In the following question, consider the statements: I. All books are pens. II. All pens are tables. Based on these statements, decide which of the conclusions given below logically follow.

Introduction / Context:
This question is a classic syllogism problem. We are given two categorical statements about classes of objects, such as books, pens and tables. The task is to determine which conclusions follow logically from the given statements without using outside knowledge. Syllogism questions are common in verbal and logical reasoning sections of competitive exams.

Given Data / Assumptions:

• Statement I: All books are pens.
• Statement II: All pens are tables.
• Conclusion I: Some pens are tables.
• Conclusion II: All tables are books.

Concept / Approach:
The standard way to handle such questions is to think in terms of sets. If all members of set A are inside set B, and all members of set B are inside set C, then set A is inside set C. From this, we can decide whether statements like "some" or "all" types of objects in one set belong to another. We must not assume that every table is necessarily a pen or book unless that is clearly stated or can be deduced from the given premises.

Step-by-Step Solution:
Step 1: Translate the statements into set language. All books are pens means the set of books is completely inside the set of pens. All pens are tables means the set of pens is completely inside the set of tables. Step 2: Combine the two statements. Since books are inside pens and pens are inside tables, it follows that books are also inside tables. We do not need this directly for the conclusions, but it tells us how the sets are nested. Step 3: Evaluate conclusion I: Some pens are tables. If all pens are tables, then clearly at least one pen (in fact every pen) is a table. Therefore, the statement "some pens are tables" is logically true. Conclusion I follows from the premises. Step 4: Evaluate conclusion II: All tables are books. We only know that pens are a subset of tables and books are a subset of pens. There is no information that every table must be a pen, or that every table must be a book. There may be tables that have nothing to do with pens or books. So "all tables are books" does not logically follow.

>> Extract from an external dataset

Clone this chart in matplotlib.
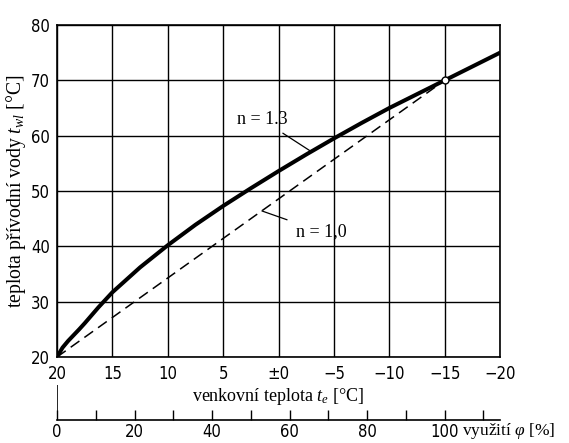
import matplotlib
matplotlib.use("Agg")
import matplotlib.pyplot as plt

plt.rcParams["mathtext.fontset"] = "custom"
plt.rcParams["mathtext.rm"] = "Liberation Serif"
plt.rcParams["mathtext.it"] = "Liberation Serif:italic"

# outdoor temperature [°C] and supply water temperature
te = [20, 19.5, 19, 18, 17.5, 16.25, 15, 12.5, 10, 7.5, 5, 2.5, 0, -2.5, -5, -7.5, -10, -12.5, -15, -17.5, -20]
tw_n13 = [20, 21.7, 22.9, 25.0, 26.1, 29.0, 31.7, 36.2, 40.2, 43.9, 47.3, 50.5, 53.6,
          56.6, 59.5, 62.3, 65.0, 67.5, 70.0, 72.5, 75.0]
te_n10 = [20, -15]
tw_n10 = [20, 70]

te_ticks = [20, 15, 10, 5, 0, -5, -10, -15, -20]
te_labels = ["20", "15", "10", "5", "±0", "−5", "−10", "−15", "−20"]
tw_ticks = [20, 30, 40, 50, 60, 70, 80]
phi_ticks = list(range(0, 111, 10))
phi_labels = ["0", "", "20", "", "40", "", "60", "", "80", "", "100", ""]

sans = dict(family="DejaVu Sans", stretch="condensed", size=12)
serif = dict(family="Liberation Serif", size=13)

fig = plt.figure(figsize=(5.69, 4.43), dpi=100)
ax = fig.add_axes([0.1002, 0.1941, 0.7786, 0.7494])

ax.set_xlim(20, -20)
ax.set_ylim(20, 80)
ax.set_xticks(te_ticks)
ax.set_xticklabels(te_labels, **sans)
ax.set_yticks(tw_ticks)
ax.set_yticklabels([str(v) for v in tw_ticks], **sans)
ax.tick_params(axis="y", length=0, pad=5)
ax.tick_params(axis="x", length=0, pad=6)
ax.grid(True, color="k", lw=1.0)
for s in ax.spines.values():
    s.set_linewidth(1.2)

ax.plot(te, tw_n13, color="k", lw=2.9, solid_capstyle="round", solid_joinstyle="round", zorder=3)
ax.plot(te_n10, tw_n10, color="k", lw=1.1, dashes=(7, 4), zorder=3)
ax.plot([-15], [70], "o", ms=5, mfc="white", mec="k", mew=1.0, zorder=4)

ax.annotate("n = 1.3", xy=(-2.9, 57.2), xytext=(1.5, 62.9), ha="center", va="center",
            arrowprops=dict(arrowstyle="-", color="k", lw=0.9, shrinkA=3, shrinkB=0), **serif)
ax.annotate("n = 1,0", xy=(1.5, 46.4), xytext=(-3.9, 42.6), ha="center", va="center",
            arrowprops=dict(arrowstyle="-", color="k", lw=0.9, shrinkA=5, shrinkB=0), **serif)

ax.set_ylabel("teplota přívodní vody $t_{wl}$ [°C]", labelpad=2, family="Liberation Serif", size=14.2)
ax.set_xlabel("venkovní teplota $t_e$ [°C]", labelpad=2, **serif)

# secondary scale: utilisation phi, 0 % at +20 °C and 100 % at -15 °C
ax2 = fig.add_axes([0.1002, 0.0519, 0.7786, 0.079])
ax2.set_xlim(0, 800 / 7)
ax2.set_ylim(0, 1)
ax2.patch.set_visible(False)
for k in ["top", "right", "left"]:
    ax2.spines[k].set_visible(False)
ax2.spines["bottom"].set_linewidth(1.2)
ax2.axvline(0, color="k", lw=1.2)
ax2.set_yticks([])
ax2.set_xticks(phi_ticks)
ax2.set_xticklabels(phi_labels, **sans)
ax2.tick_params(axis="x", direction="in", length=7, width=1.0, pad=2)
ax2.text(104.4, -0.3, "využití $\\varphi$ [%]", ha="left", va="center",
         clip_on=False, family="Liberation Serif", size=12.5)

fig.savefig("out.png", dpi=100)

Verification / Alternative check:
Imagine a diagram. Draw a large circle for tables. Inside that, draw a smaller circle for pens, and inside pens an even smaller circle for books. This picture matches both statements: all books are pens and all pens are tables. Now look at the circles. Some pens are definitely inside the table circle, so conclusion I is true. However, there are parts of the table circle outside the pen circle and outside the book circle. Thus not all tables are books, and conclusion II is false.

Why Other Options Are Wrong:

• Option b (only conclusion II) is wrong because conclusion II does not follow.
• Option c (both) is wrong since only the first conclusion is valid.
• Option d (neither) is wrong because conclusion I clearly follows.
• Option e mixes statements that are partly true and partly false, and is not the format asked by the question.

Common Pitfalls:
Many learners reverse the direction of the statements. From "all books are pens" they incorrectly infer "all pens are books," which is not correct. Similar reversal happens with tables. Always remember that if all A are B, it does not mean all B are A. Only the inclusion A inside B is guaranteed, not the reverse inclusion.

Final Answer:
Only conclusion I follows, so option a is correct.